[EXERCISE PROMPT]
Below is a listing; copy all of it exactly.
═══
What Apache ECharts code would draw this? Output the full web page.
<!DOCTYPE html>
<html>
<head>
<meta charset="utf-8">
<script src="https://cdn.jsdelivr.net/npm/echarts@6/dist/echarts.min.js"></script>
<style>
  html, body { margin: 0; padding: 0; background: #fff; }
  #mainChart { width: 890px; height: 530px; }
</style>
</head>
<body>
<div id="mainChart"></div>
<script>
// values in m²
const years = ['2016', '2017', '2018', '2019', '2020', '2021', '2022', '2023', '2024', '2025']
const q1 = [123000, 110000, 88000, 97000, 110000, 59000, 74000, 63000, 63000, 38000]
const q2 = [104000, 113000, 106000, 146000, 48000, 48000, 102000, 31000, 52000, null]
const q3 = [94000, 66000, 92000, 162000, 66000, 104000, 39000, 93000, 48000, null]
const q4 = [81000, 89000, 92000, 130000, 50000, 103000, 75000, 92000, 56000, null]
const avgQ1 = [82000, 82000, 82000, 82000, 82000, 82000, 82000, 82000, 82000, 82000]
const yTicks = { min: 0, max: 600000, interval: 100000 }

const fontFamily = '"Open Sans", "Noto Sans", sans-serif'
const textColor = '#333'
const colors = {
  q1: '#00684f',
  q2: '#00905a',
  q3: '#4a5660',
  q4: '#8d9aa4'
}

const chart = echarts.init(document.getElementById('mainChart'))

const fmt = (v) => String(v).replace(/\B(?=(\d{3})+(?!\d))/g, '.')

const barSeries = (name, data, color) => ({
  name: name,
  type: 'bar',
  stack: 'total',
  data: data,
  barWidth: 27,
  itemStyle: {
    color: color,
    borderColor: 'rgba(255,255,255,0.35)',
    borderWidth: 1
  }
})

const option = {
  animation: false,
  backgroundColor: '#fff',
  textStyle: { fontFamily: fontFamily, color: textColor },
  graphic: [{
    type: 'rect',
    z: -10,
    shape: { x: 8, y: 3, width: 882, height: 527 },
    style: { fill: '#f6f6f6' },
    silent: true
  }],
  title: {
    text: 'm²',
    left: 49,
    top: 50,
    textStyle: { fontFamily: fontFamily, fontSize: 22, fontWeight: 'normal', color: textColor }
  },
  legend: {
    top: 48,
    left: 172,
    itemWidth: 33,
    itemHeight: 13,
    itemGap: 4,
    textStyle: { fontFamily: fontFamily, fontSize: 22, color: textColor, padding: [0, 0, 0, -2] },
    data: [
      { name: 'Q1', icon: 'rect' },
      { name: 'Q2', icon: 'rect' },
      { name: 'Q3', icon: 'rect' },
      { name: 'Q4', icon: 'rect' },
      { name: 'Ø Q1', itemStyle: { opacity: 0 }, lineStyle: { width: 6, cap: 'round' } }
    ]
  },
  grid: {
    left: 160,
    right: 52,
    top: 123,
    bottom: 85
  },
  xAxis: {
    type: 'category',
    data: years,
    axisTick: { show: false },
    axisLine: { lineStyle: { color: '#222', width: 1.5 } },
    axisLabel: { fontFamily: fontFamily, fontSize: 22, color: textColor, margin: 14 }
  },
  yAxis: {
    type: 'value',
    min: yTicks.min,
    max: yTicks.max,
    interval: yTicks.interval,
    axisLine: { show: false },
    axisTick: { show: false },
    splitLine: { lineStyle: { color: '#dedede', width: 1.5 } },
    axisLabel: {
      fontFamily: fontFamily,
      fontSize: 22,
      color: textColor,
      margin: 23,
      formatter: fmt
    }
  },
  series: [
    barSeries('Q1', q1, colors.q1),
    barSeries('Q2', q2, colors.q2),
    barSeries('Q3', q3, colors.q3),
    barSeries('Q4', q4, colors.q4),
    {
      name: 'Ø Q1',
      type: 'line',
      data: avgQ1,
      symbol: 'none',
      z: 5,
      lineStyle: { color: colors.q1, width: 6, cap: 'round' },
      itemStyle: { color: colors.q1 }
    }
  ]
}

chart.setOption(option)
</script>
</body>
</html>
═══
[EXERCISE OUTPUT]
What Apache ECharts code would draw this? Output the full web page.
<!DOCTYPE html>
<html>
<head>
<meta charset="utf-8">
<script src="https://cdn.jsdelivr.net/npm/echarts@6/dist/echarts.min.js"></script>
<style>
  html, body { margin: 0; padding: 0; background: #fff; }
  #mainChart { width: 890px; height: 530px; }
</style>
</head>
<body>
<div id="mainChart"></div>
<script>
// values in m²
const years = ['2016', '2017', '2018', '2019', '2020', '2021', '2022', '2023', '2024', '2025']
const q1 = [123000, 110000, 88000, 97000, 110000, 59000, 74000, 63000, 63000, 38000]
const q2 = [104000, 113000, 106000, 146000, 48000, 48000, 102000, 31000, 52000, null]
const q3 = [94000, 66000, 92000, 162000, 66000, 104000, 39000, 93000, 48000, null]
const q4 = [81000, 89000, 92000, 130000, 50000, 103000, 75000, 92000, 56000, null]
const avgQ1 = [82000, 82000, 82000, 82000, 82000, 82000, 82000, 82000, 82000, 82000]
const yTicks = { min: 0, max: 600000, interval: 100000 }

const fontFamily = '"Open Sans", "Noto Sans", sans-serif'
const textColor = '#333'
const colors = {
  q1: '#00684f',
  q2: '#00905a',
  q3: '#4a5660',
  q4: '#8d9aa4'
}

const chart = echarts.init(document.getElementById('mainChart'))

const fmt = (v) => String(v).replace(/\B(?=(\d{3})+(?!\d))/g, '.')

const barSeries = (name, data, color) => ({
  name: name,
  type: 'bar',
  stack: 'total',
  data: data,
  barWidth: 27,
  itemStyle: {
    color: color,
    borderColor: 'rgba(255,255,255,0.35)',
    borderWidth: 1
  }
})

const option = {
  animation: false,
  backgroundColor: '#fff',
  textStyle: { fontFamily: fontFamily, color: textColor },
  graphic: [{
    type: 'rect',
    z: -10,
    shape: { x: 8, y: 3, width: 882, height: 527 },
    style: { fill: '#f6f6f6' },
    silent: true
  }],
  title: {
    text: 'm²',
    left: 49,
    top: 50,
    textStyle: { fontFamily: fontFamily, fontSize: 22, fontWeight: 'normal', color: textColor }
  },
  legend: {
    top: 48,
    left: 172,
    itemWidth: 33,
    itemHeight: 13,
    itemGap: 4,
    textStyle: { fontFamily: fontFamily, fontSize: 22, color: textColor, padding: [0, 0, 0, -2] },
    data: [
      { name: 'Q1', icon: 'rect' },
      { name: 'Q2', icon: 'rect' },
      { name: 'Q3', icon: 'rect' },
      { name: 'Q4', icon: 'rect' },
      { name: 'Ø Q1', itemStyle: { opacity: 0 }, lineStyle: { width: 6, cap: 'round' } }
    ]
  },
  grid: {
    left: 160,
    right: 52,
    top: 123,
    bottom: 85
  },
  xAxis: {
    type: 'category',
    data: years,
    axisTick: { show: false },
    axisLine: { lineStyle: { color: '#222', width: 1.5 } },
    axisLabel: { fontFamily: fontFamily, fontSize: 22, color: textColor, margin: 14 }
  },
  yAxis: {
    type: 'value',
    min: yTicks.min,
    max: yTicks.max,
    interval: yTicks.interval,
    axisLine: { show: false },
    axisTick: { show: false },
    splitLine: { lineStyle: { color: '#dedede', width: 1.5 } },
    axisLabel: {
      fontFamily: fontFamily,
      fontSize: 22,
      color: textColor,
      margin: 23,
      formatter: fmt
    }
  },
  series: [
    barSeries('Q1', q1, colors.q1),
    barSeries('Q2', q2, colors.q2),
    barSeries('Q3', q3, colors.q3),
    barSeries('Q4', q4, colors.q4),
    {
      name: 'Ø Q1',
      type: 'line',
      data: avgQ1,
      symbol: 'none',
      z: 5,
      lineStyle: { color: colors.q1, width: 6, cap: 'round' },
      itemStyle: { color: colors.q1 }
    }
  ]
}

chart.setOption(option)
</script>
</body>
</html>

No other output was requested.